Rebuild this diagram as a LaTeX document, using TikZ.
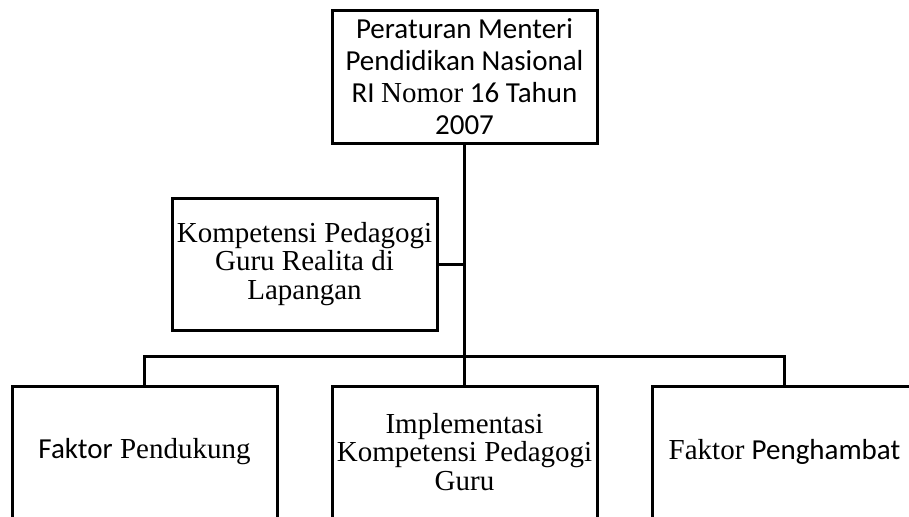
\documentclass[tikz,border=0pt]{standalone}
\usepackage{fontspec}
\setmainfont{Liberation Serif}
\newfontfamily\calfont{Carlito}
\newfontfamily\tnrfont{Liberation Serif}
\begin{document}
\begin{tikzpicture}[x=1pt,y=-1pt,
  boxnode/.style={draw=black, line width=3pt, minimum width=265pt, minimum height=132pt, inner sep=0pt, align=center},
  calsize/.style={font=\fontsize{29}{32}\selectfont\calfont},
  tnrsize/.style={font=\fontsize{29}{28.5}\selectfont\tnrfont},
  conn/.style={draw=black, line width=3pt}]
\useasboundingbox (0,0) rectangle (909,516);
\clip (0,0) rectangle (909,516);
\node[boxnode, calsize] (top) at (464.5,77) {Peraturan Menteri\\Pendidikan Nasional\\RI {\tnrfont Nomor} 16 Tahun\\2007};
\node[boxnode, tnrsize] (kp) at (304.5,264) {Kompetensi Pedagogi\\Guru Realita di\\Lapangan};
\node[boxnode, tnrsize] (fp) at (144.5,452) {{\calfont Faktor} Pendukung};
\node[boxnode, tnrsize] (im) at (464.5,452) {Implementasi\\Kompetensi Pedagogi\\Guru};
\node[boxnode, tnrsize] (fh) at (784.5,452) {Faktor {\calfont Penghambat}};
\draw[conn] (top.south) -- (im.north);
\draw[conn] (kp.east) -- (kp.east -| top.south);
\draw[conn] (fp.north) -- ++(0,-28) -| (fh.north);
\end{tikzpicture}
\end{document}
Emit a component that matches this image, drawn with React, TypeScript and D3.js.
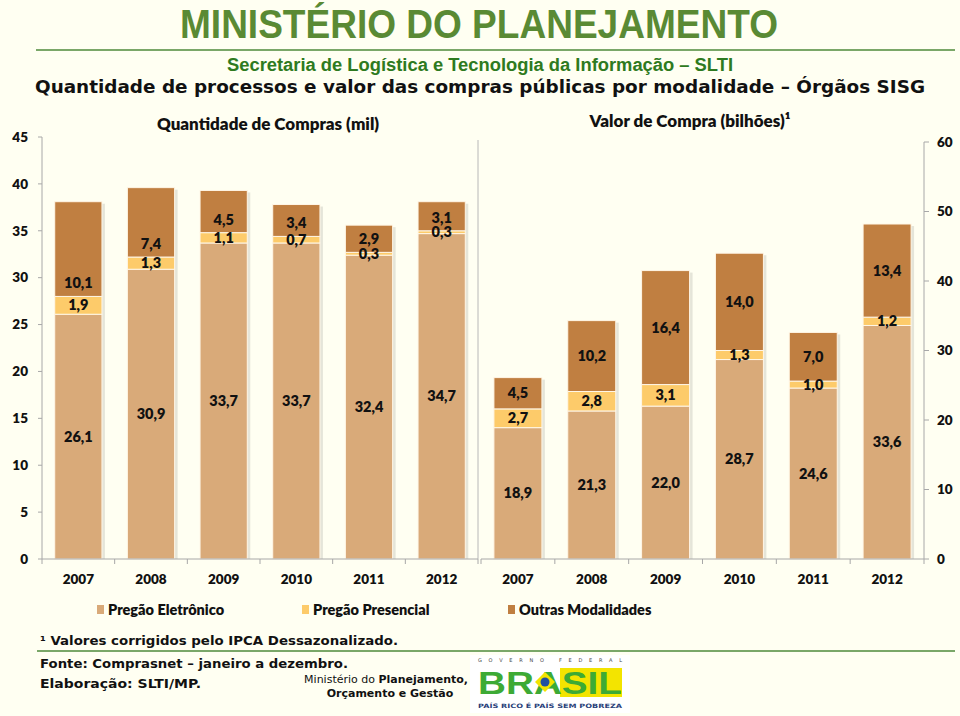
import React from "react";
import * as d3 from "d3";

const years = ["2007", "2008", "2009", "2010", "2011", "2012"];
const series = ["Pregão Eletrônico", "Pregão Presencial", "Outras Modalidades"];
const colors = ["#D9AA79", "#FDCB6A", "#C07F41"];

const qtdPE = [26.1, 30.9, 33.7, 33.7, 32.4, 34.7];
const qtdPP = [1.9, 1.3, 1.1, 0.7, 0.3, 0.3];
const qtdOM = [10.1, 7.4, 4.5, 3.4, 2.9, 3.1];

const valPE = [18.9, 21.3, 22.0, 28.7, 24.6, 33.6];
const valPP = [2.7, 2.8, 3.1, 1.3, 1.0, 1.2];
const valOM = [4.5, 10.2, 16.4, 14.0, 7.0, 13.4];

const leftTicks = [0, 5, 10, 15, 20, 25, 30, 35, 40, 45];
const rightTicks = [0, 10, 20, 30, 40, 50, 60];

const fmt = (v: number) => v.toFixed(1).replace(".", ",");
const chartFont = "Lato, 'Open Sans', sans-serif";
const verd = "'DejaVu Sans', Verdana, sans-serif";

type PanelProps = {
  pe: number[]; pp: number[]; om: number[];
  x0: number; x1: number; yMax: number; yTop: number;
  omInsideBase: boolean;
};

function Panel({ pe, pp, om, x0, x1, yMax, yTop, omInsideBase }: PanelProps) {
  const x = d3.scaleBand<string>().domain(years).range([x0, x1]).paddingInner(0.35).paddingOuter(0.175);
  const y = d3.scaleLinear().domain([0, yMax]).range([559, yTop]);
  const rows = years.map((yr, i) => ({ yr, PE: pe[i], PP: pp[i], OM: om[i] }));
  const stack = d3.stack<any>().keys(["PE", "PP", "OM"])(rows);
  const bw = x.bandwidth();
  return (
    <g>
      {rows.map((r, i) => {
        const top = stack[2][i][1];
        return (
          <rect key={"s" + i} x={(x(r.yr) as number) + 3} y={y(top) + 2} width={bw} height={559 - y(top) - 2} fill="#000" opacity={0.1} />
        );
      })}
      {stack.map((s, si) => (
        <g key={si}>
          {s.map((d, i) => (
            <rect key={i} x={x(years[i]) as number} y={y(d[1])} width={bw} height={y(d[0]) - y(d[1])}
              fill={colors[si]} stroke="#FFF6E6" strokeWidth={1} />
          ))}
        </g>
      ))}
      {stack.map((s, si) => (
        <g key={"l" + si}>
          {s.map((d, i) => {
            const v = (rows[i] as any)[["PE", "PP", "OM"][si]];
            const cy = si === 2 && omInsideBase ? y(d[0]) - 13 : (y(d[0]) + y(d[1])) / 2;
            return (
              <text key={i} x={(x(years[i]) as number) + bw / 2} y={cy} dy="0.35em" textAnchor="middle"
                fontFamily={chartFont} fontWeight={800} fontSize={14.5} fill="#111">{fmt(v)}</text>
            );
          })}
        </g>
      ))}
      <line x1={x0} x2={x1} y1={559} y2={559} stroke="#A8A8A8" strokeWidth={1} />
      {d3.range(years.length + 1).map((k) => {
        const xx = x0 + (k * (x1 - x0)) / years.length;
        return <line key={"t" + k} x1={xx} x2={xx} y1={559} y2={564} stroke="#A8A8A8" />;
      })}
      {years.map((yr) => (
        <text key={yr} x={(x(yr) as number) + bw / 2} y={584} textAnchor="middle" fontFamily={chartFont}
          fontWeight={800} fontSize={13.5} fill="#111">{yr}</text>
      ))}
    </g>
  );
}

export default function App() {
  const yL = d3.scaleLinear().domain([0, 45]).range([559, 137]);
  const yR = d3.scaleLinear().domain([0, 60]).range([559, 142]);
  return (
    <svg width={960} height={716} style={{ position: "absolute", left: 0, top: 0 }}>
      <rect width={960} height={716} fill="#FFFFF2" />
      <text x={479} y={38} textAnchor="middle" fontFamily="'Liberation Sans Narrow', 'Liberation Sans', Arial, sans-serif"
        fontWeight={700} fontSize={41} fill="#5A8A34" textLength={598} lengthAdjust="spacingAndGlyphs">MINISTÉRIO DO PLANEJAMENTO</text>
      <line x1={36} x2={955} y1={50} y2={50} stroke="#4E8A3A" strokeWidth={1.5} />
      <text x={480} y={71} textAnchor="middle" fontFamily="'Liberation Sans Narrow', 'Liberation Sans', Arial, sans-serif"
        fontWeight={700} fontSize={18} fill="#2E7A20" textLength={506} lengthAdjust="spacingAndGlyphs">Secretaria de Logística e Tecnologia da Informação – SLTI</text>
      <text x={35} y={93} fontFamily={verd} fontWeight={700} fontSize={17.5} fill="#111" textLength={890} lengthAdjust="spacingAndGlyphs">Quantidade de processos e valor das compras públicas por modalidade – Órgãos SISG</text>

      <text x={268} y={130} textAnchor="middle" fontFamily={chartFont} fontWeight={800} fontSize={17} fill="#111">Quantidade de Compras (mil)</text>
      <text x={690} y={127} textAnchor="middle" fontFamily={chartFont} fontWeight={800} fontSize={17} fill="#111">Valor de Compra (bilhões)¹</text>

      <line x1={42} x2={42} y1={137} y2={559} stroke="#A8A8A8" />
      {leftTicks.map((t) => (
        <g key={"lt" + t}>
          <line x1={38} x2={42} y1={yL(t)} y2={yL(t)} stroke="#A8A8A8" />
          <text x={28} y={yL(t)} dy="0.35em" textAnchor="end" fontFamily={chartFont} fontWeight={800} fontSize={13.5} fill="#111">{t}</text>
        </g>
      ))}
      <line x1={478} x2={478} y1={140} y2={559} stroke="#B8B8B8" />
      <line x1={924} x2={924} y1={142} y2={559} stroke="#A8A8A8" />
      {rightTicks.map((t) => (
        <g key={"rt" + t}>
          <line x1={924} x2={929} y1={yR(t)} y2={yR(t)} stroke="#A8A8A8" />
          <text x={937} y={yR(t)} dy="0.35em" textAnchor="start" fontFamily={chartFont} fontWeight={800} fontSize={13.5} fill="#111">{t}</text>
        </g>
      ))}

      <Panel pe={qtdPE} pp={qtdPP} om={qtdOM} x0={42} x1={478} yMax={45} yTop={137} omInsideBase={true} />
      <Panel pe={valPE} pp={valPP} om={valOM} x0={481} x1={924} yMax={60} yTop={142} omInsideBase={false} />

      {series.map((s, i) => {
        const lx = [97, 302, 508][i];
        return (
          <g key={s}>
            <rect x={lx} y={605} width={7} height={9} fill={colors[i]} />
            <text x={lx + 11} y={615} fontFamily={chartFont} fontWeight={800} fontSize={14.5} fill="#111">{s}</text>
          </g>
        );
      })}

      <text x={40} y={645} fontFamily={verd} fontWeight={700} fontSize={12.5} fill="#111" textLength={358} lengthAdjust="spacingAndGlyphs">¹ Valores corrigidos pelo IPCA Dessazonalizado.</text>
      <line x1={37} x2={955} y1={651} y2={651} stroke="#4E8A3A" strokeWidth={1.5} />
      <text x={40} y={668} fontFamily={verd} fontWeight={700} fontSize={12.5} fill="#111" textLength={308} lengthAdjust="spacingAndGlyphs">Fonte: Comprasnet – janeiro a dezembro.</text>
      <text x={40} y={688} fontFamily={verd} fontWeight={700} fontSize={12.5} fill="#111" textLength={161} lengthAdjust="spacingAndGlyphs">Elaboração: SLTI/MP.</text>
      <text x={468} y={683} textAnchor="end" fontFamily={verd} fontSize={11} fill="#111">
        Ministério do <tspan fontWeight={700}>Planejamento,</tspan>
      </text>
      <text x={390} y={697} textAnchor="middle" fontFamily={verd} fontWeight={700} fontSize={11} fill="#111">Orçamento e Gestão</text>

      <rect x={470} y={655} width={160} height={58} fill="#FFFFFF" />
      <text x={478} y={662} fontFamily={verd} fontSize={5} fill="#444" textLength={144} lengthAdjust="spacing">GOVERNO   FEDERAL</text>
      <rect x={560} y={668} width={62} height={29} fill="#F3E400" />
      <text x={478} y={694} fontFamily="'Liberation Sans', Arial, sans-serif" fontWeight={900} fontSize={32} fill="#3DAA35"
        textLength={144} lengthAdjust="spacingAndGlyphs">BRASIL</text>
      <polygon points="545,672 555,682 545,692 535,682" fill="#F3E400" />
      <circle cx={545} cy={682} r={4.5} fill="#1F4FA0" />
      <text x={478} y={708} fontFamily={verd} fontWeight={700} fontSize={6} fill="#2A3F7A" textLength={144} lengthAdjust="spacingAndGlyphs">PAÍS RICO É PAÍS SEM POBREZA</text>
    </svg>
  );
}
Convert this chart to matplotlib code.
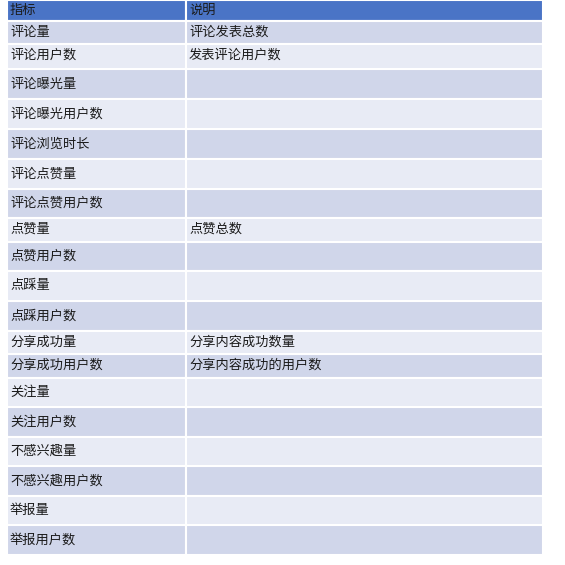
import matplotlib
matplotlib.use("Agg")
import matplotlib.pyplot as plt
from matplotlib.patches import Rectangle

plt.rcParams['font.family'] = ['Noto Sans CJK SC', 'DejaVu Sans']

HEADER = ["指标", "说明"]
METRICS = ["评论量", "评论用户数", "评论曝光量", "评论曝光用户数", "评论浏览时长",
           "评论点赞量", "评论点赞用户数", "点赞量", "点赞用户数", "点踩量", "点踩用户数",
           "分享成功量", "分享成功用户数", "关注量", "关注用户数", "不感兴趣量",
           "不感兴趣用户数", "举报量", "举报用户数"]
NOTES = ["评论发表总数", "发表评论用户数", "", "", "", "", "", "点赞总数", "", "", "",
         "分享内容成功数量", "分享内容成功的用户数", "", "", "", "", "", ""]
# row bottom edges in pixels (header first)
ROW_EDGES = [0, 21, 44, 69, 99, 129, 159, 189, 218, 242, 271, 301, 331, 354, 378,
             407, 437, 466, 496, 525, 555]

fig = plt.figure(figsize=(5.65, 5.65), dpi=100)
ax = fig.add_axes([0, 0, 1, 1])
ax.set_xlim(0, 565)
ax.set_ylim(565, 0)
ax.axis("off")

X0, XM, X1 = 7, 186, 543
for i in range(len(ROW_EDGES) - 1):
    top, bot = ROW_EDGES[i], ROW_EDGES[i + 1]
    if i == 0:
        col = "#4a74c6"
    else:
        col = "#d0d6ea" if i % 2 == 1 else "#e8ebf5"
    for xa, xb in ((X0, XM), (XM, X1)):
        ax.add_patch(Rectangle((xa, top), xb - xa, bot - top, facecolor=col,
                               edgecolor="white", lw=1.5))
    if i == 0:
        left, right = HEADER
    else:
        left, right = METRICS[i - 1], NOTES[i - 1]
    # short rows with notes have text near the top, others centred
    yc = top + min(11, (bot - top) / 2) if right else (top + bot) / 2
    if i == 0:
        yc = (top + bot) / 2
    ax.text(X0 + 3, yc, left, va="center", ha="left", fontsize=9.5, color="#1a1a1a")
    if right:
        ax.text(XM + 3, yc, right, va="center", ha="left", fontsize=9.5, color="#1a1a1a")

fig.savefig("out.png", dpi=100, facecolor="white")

________

Identify how many lines in the entries above include the string "matplotlib", then state that number alone.

5